Birds of prey are also not represented by a single US state, yet five Canadian provinces chose them. Nova Scotia is symbolized by the Osprey and Northwest Territories by the Gyrfalcon. Alberta picked the Great Horned Owl, and Quebec the Snowy Owl. Manitoba, home of Robert Nero, one of the world authorities on Great Gray Owls, chose that magnificent owl for its symbol.
Two provinces chose birds that are state birds south of the border. New Brunswick shares with Maine and Massachusetts the Black-capped Chickadee, and Ontario and Minnesota share the loon. Saskatchewan is the only province that picked a game bird, the Sharp-tailed Grouse. And Newfoundland picked a bird that may be even more adorable than a Blue Jay, the Atlantic Puffin.
For the most part, the Canadian provinces selected birds that are found year-round, the two exceptions being Nova Scotia’s Osprey and Ontario’s loon. Most are birds that can be found in both the settled and wild places within the province they each symbolize.
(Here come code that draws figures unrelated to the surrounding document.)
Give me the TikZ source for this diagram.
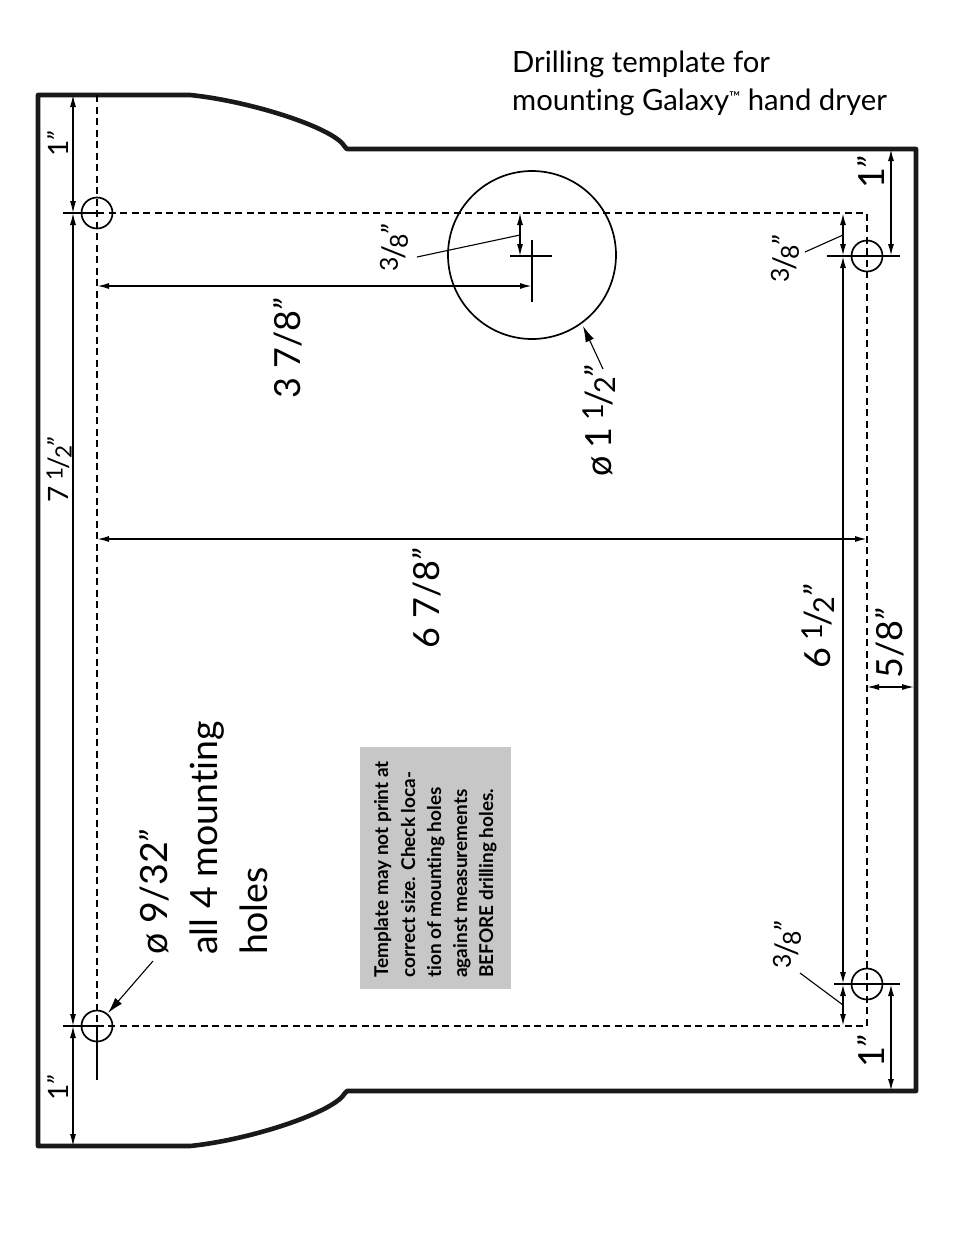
\documentclass[tikz,border=0pt]{standalone}
\usepackage{fontspec}
\setmainfont[Ligatures=NoCommon]{Lato}
\usepackage{tikz}
\usetikzlibrary{arrows.meta}
\newcommand{\inchmark}{{\kern-.04em\itshape\symbol{34}}}
\newcommand{\smallfrac}[2]{\raisebox{.22em}{\scalebox{.8}{#1}}\kern-.08em/\kern-.08em\raisebox{-.1em}{\scalebox{.8}{#2}}}
\tikzset{
  x=1pt,y=-1pt,
  >={Latex[length=12pt,width=6pt]},
  outline/.style={line width=4.6pt,line join=round,color=black!90},
  holeline/.style={line width=1.7pt},
  dashline/.style={line width=1.8pt,dash pattern=on 7pt off 4.5pt},
  dimline/.style={<->,line width=1.2pt},
  thickdim/.style={<->,line width=1.6pt},
  thinline/.style={line width=1.1pt},
  biglabel/.style={rotate=90,font=\fontsize{36}{36}\selectfont},
  smalllabel/.style={rotate=90,font=\fontsize{28}{28}\selectfont},
  fraclabel/.style={rotate=90,font=\fontsize{31}{31}\selectfont},
  blocklabel/.style={rotate=90,anchor=base west,inner sep=0pt,font=\fontsize{37.5}{37.5}\selectfont},
}
\begin{document}
\begin{tikzpicture}
\useasboundingbox (0,0) rectangle (954,1235);
\fill[white] (0,0) rectangle (954,1235);
% outline
\draw[outline] (38,95) -- (190,95) .. controls (250,101) and (335,128) .. (345,147) -- (347,149) -- (916,149) -- (916,1091) -- (347,1091) -- (345,1093) .. controls (335,1112) and (250,1140) .. (190,1146) -- (38,1146) -- cycle;
% dashed lines
\draw[dashline] (97,95) -- (97,1026);
\draw[dashline] (97,213) -- (867,213) -- (867,1026) -- (97,1026);
\draw[holeline] (97,1026) -- (97,1080);
\draw[thinline] (63,213) -- (97,213);
\draw[thinline] (63,1026) -- (97,1026);
% holes
\foreach \hx/\hy/\hname in {97/213/holeA,97/1026/holeB,867/256/holeC,867/984/holeD} {
\node[draw,circle,holeline,minimum size=31pt,inner sep=0pt] (\hname) at (\hx,\hy) {};
}
\draw[thinline] (827,256) -- (900,256);
\draw[thinline] (834,984) -- (900,984);
% big hole
\node[draw,circle,holeline,minimum size=168pt,inner sep=0pt] (bighole) at (532,255) {};
\draw[holeline] (510,256) -- (552,256);
\draw[thinline] (532,240) -- (532,302);
% dimensions
\draw[dimline] (73,95) -- (73,213);
\draw[dimline] (73,213) -- (73,1026);
\draw[dimline] (73,1026) -- (73,1146);
\draw[thickdim] (97,286) -- (532,286);
\draw[thickdim] (97,539) -- (867,539);
\draw[dimline] (520,213) -- (520,256);
\draw[thickdim] (843,213) -- (843,256);
\draw[thickdim] (843,256) -- (843,984);
\draw[thickdim] (843,984) -- (843,1026);
\draw[thickdim] (891,149) -- (891,256);
\draw[thickdim] (891,984) -- (891,1091);
\draw[dimline] (867,687) -- (914,687);
% leaders
\draw[thinline] (417,257) -- (520,235);
\draw[thinline] (805,252) -- (843,235);
\draw[thinline] (800,973) -- (843,1005);
\draw[thinline,-{Latex[length=16pt,width=9pt]}] (603,369) -- (583,326);
\draw[thinline,-{Latex[length=16pt,width=9pt]}] (153,961) -- (108,1013);
% labels
\node[smalllabel] (topinch) at (58,144) {1\inchmark};
\node[smalllabel] (botinch) at (58,1088) {1\inchmark};
\node[smalllabel] (leftlen) at (59,470) {7\hspace{.22em}\smallfrac{1}{2}\inchmark};
\node[fraclabel] (holeoff) at (394,248) {\smallfrac{3}{8}\inchmark};
\node[fraclabel] (topoff) at (785,259) {\smallfrac{3}{8}\inchmark};
\node[fraclabel] (botoff) at (787,945) {\smallfrac{3}{8}\inchmark};
\node[biglabel] (holedist) at (288,349) {3 7/8\inchmark};
\node[biglabel] (bigdia) at (599,421) {\o\hspace{.2em}1\hspace{.2em}\smallfrac{1}{2}\inchmark};
\node[biglabel] (widthdim) at (427,599) {6 7/8\inchmark};
\node[biglabel] (heightdim) at (818,627) {6\hspace{.2em}\smallfrac{1}{2}\inchmark};
\node[biglabel] (edgedim) at (890,644) {5/8\inchmark};
\node[biglabel] (rightA) at (871,173) {1\inchmark};
\node[biglabel] (rightB) at (871,1052) {1\inchmark};
\node[blocklabel] (diatext) at (167,955) {\o\ 9/32\inchmark};
\node[blocklabel] (alltext) at (217,955) {all 4 mounting};
\node[blocklabel] (holetext) at (267,955) {holes};
% note
\fill[black!22] (360,747) rectangle (511,989);
\foreach \lx/\ltext/\lname in {388/Template may not print at/noteA,415/correct size. Check loca-/noteB,441/tion of mounting holes/noteC,467/against measurements/noteD,493/BEFORE drilling holes./noteE} {
\node[rotate=90,anchor=base west,inner sep=0pt,font=\fontsize{19}{19}\selectfont\bfseries] (\lname) at (\lx,978) {\ltext};
}
% title
\node[anchor=base west,inner sep=0pt,font=\fontsize{29.3}{29.3}\selectfont] (titleA) at (512,72) {Drilling template for};
\node[anchor=base west,inner sep=0pt,font=\fontsize{29.3}{29.3}\selectfont] (titleB) at (512,110) {mounting Galaxy\raisebox{8pt}{\fontsize{15}{15}\selectfont ™} hand dryer};
\end{tikzpicture}
\end{document}
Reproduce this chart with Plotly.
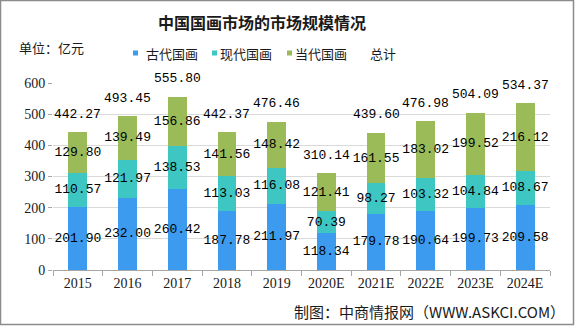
import plotly.graph_objects as go

years = ["2015", "2016", "2017", "2018", "2019", "2020E", "2021E", "2022E", "2023E", "2024E"]
ancient = [201.90, 232.00, 260.42, 187.78, 211.97, 118.34, 179.78, 190.64, 199.73, 209.58]
modern = [110.57, 121.97, 138.53, 113.03, 116.08, 70.39, 98.27, 103.32, 104.84, 108.67]
contemporary = [129.80, 139.49, 156.86, 141.56, 148.42, 121.41, 161.55, 183.02, 199.52, 216.12]
totals = [442.27, 493.45, 555.80, 442.37, 476.46, 310.14, 439.60, 476.98, 504.09, 534.37]
series_names = ["古代国画", "现代国画", "当代国画", "总计"]
colors = ["#3c9bee", "#3ec6c3", "#9bbb59"]

W, H = 575, 326
L, R, T, B = 53, 25, 83, 56
pw, ph = W - L - R, H - T - B

label_font = dict(family="Liberation Mono, DejaVu Sans Mono, monospace", size=13, color="#000000")
cjk = "Noto Sans CJK SC"

fig = go.Figure()
for name, vals, col in zip(series_names[:3], [ancient, modern, contemporary], colors):
    fig.add_trace(go.Bar(
        x=years, y=vals, name=name, marker=dict(color=col, line=dict(width=0)),
        text=[f"{v:.2f}" for v in vals], textposition="inside", insidetextanchor="middle",
        textangle=0, constraintext="none", insidetextfont=label_font, cliponaxis=False,
        hoverinfo="skip", showlegend=False,
    ))

fig.add_trace(go.Scatter(
    x=years, y=totals, name=series_names[3], mode="lines",
    line=dict(width=0, color="rgba(0,0,0,0)"), hoverinfo="skip", showlegend=False,
))

for i, tv in enumerate(totals):
    fig.add_annotation(x=i, y=tv, text=f"{tv:.2f}", showarrow=False, yshift=18,
                       font=label_font, xanchor="center", yanchor="middle")

def px_x(p):
    return (p - L) / pw

def px_y(p):
    return (H - B - p) / ph

# legend (drawn manually for compact symbols)
legend_sym_x = [133, 212, 287, None]
legend_txt_x = [144, 218, 293, 368]
legend_cy = 53
for i, name in enumerate(series_names):
    if legend_sym_x[i] is not None:
        fig.add_shape(type="rect", xref="paper", yref="paper",
                      x0=px_x(legend_sym_x[i]), x1=px_x(legend_sym_x[i] + 5),
                      y0=px_y(legend_cy + 2.5), y1=px_y(legend_cy - 2.5),
                      line=dict(width=0), fillcolor=colors[i])
    fig.add_annotation(xref="paper", yref="paper", x=px_x(legend_txt_x[i]), y=px_y(legend_cy),
                       text=name, showarrow=False, xanchor="left", yanchor="middle",
                       font=dict(family=cjk, size=13, color="#1a1a1a"))

# title, unit, footer
fig.add_annotation(xref="paper", yref="paper", x=px_x(262), y=px_y(22), text="<b>中国国画市场的市场规模情况</b>",
                   showarrow=False, xanchor="center", yanchor="middle",
                   font=dict(family=cjk, size=16, color="#1a1a1a"))
fig.add_annotation(xref="paper", yref="paper", x=px_x(17), y=px_y(48), text="单位：亿元",
                   showarrow=False, xanchor="left", yanchor="middle",
                   font=dict(family=cjk, size=13, color="#1a1a1a"))
fig.add_annotation(xref="paper", yref="paper", x=px_x(567), y=px_y(311), text="制图：中商情报网（WWW.ASKCI.COM）",
                   showarrow=False, xanchor="right", yanchor="middle",
                   font=dict(family=cjk, size=15, color="#1a1a1a"))

# outer border
fig.add_shape(type="rect", xref="paper", yref="paper", x0=px_x(0.5), x1=px_x(W - 1.5), y0=px_y(0.5), y1=px_y(H - 1.5),
              line=dict(color="#8c8c8c", width=1.5), fillcolor="rgba(0,0,0,0)", layer="above")

fig.update_layout(
    width=W, height=H, barmode="stack", bargap=0.62,
    margin=dict(l=L, r=R, t=T, b=B, autoexpand=False),
    paper_bgcolor="#ffffff", plot_bgcolor="#ffffff",
    showlegend=False,
    font=dict(family=cjk, color="#1a1a1a"),
    xaxis=dict(type="category", range=[-0.5, 9.5], showgrid=False, showline=True, linecolor="#a6a6a6", linewidth=1,
               ticks="outside", tickson="boundaries", ticklen=5, tickcolor="#a6a6a6",
               tickfont=dict(family="Liberation Serif", size=14, color="#1a1a1a"), fixedrange=True),
    yaxis=dict(range=[0, 600], dtick=100, showgrid=True, gridcolor="#d9d9d9", gridwidth=1,
               showline=False, zeroline=False, ticks="outside", ticklen=4, tickcolor="#a6a6a6",
               tickfont=dict(family="Liberation Serif", size=14, color="#1a1a1a"), fixedrange=True),
)

fig.write_html("out.html")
Also, most of the birds are associated with folklore and mythology, giving them rich historical and cultural value as well as ornithological significance. All this was pleasing to my sensibilities. When it comes right down to it, being a state or provincial bird isn’t really that big a deal, but I sure am glad that at least the people on Prince Edward Island recognize Nature’s Perfect Bird for what it is.